Religion
- Affiliation: Islam
- Ecclesiastical or organizational status: Mosque
- Ownership: Islamic Mission of Belize
- Status: Active

Location
- Location: Central American Boulevard, Belize City
- Country: Belize
- Interactive map of Masjid al-Falah
- Coordinates: 17°29′21″N 88°12′02″W﻿ / ﻿17.48911°N 88.20047°W

Architecture
- Completed: 2008
- Site area: 0.828 ha (2.047 acres)

= Masjid al-Falah, Belize City =

Mosques in Belize City, Belize

Masjid al-Falah is the largest and most prominent mosque in Belize, located on Central American Boulevard in Belize City. It serves as the religious headquarters of the Islamic Mission of Belize (IMB), which oversees its operations.

== Overview ==
The idea to construct a mosque emerged shortly after the Islamic Mission of Belize (IMB) was established in 1978. In 1986, the Belizean government granted 2.047 acre to the IMB for the mosque's construction.
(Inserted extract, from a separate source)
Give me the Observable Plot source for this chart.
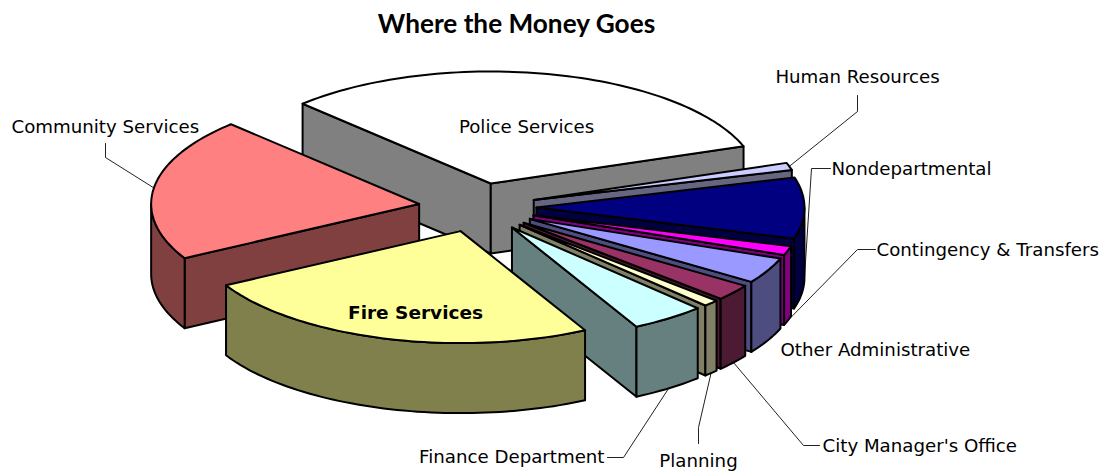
<!DOCTYPE html>
<html><head><meta charset="utf-8">
<script src="https://cdn.jsdelivr.net/npm/d3@7"></script>
<script src="https://cdn.jsdelivr.net/npm/@observablehq/plot@0.6"></script>
<style>
html,body{margin:0;padding:0;background:#fff;overflow:hidden}
#title{height:44px;text-align:center;font:700 26.2px/46px "Lato",sans-serif;color:#000;width:1033px}
</style></head><body>
<div id="title">Where the Money Goes</div>
<div id="chart"></div>
<script>
// Data: share of the budget, clockwise from the Police slice
const departments = ["Police Services","Human Resources","Nondepartmental","Contingency & Transfers","Other Administrative","City Manager's Office","Planning","Finance Department","Fire Services","Community Services"];
const shares = [32.0,1.05,8.8,1.3,3.75,2.35,0.95,4.5,24.65,20.65];
const topColors = ["#FFFFFF","#CCCCFF","#000080","#FF00FF","#9999FF","#993366","#FFFFCC","#CCFFFF","#FFFF99","#FF8080"];
const sideColors = ["#808080","#666680","#000040","#800080","#4D4D80","#4D1A33","#808066","#668080","#80804D","#804040"];

// Layout of the projected pie
const cx=477, cy=207, rx=268, ry=112, depth=70, explode=0.22, startAngle=-44.6;
const total=d3.sum(shares);
const rad=d=>d*Math.PI/180;
let acc=startAngle;
const slices=departments.map((name,i)=>{
  const a0=acc, a1=acc+shares[i]/total*360; acc=a1;
  const mid=(a0+a1)/2;
  return {name,i,a0,a1,mid,
    ax:cx+explode*rx*Math.sin(rad(mid)),
    ay:cy-explode*ry*Math.cos(rad(mid))};
});
const rim=(s,a,z=0)=>({x:s.ax+rx*Math.sin(rad(a)),y:s.ay-ry*Math.cos(rad(a))+z});
const arc=(s,a0,a1,z=0)=>{
  const n=Math.max(2,Math.ceil((a1-a0)/1.5)+1);
  return d3.range(n).map(k=>rim(s,a0+(a1-a0)*k/(n-1),z));
};
const rows=[];
const push=(id,pts,fill)=>{[...pts,pts[0]].forEach(p=>rows.push({id,x:p.x,y:p.y,fill}));};
slices.slice().sort((p,q)=>Math.cos(rad(q.mid))-Math.cos(rad(p.mid))).forEach(s=>{
  const side=sideColors[s.i], A={x:s.ax,y:s.ay}, B={x:s.ax,y:s.ay+depth};
  const face=(a,tag)=>{const r0=rim(s,a),r1=rim(s,a,depth);push(s.i+tag,[A,r0,r1,B],side);};
  if(Math.sin(rad(s.a0))<0) face(s.a0,"f0");
  if(Math.sin(rad(s.a1))>0) face(s.a1,"f1");
  const v0=Math.max(s.a0,90), v1=Math.min(s.a1,270);
  if(v1>v0) push(s.i+"arc",[...arc(s,v0,v1),...arc(s,v0,v1,depth).reverse()],side);
  push(s.i+"top",[A,...arc(s,s.a0,s.a1)],topColors[s.i]);
});

// Label placement (text position, anchor, optional elbow of the leader)
const labelLayout={
 "Police Services":{x:526,y:127,anchor:"middle"},
 "Fire Services":{x:415,y:313,anchor:"middle",bold:true},
 "Other Administrative":{x:780,y:350,anchor:"start"},
 "Human Resources":{x:857,y:77,anchor:"middle",leader:[[857,95],[857,111]]},
 "Nondepartmental":{x:831,y:169,anchor:"start",leader:[[830,168],[811,168]]},
 "Contingency & Transfers":{x:876,y:250,anchor:"start",leader:[[875,249],[857,249]]},
 "City Manager's Office":{x:822,y:446,anchor:"start",leader:[[819,445],[803,445]]},
 "Planning":{x:698,y:461,anchor:"middle",leader:[[698,443],[698,427]]},
 "Finance Department":{x:604,y:457,anchor:"end",leader:[[607,457],[623,457]]},
 "Community Services":{x:11,y:127,anchor:"start",leader:[[105,143],[105,157]]}
};
const labels=slices.map(s=>({name:s.name,...labelLayout[s.name]}));
const leaders=[];
slices.forEach(s=>{
  const l=labelLayout[s.name].leader; if(!l) return;
  const end=rim(s,s.mid,Math.cos(rad(s.mid))<0||s.name==="Nondepartmental"?depth:0);
  [...l.map(([x,y])=>({x,y})),end].forEach(p=>leaders.push({name:s.name,...p}));
});

const font='"DejaVu Sans",sans-serif';
const plot=Plot.plot({
  width:1112,height:428,margin:0,
  x:{domain:[0,1112],range:[0,1112],axis:null},
  y:{domain:[44,472],range:[0,428],axis:null},
  color:{type:"identity"},
  marks:[
    Plot.line(leaders,{x:"x",y:"y",z:"name",stroke:"#222",strokeWidth:1,curve:"linear"}),
    Plot.line(rows,{x:"x",y:"y",z:"id",fill:"fill",stroke:"#000",strokeWidth:2,strokeLinejoin:"round",curve:"linear"}),
    ...["start","middle","end"].map(a=>Plot.text(labels.filter(d=>d.anchor===a&&!d.bold),{x:"x",y:"y",text:"name",textAnchor:a,fontSize:18.2,fontFamily:font,fill:"#000"})),
    Plot.text(labels.filter(d=>d.bold),{x:"x",y:"y",text:"name",textAnchor:"middle",fontSize:18.5,fontWeight:700,fontFamily:font,fill:"#000"})
  ]
});
document.getElementById("chart").append(plot);
</script>
</body></html>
Construction was funded through donations from local and international Muslim communities.

After years of planning and phased development, the mosque was officially inaugurated on 16 May 2008. It is also serves as a school for religious studies.

Masjid al-Falah is considered the central hub for Belize's Muslim community, estimated at 600 individuals, comprising Afro-Belizeans and immigrant Muslims.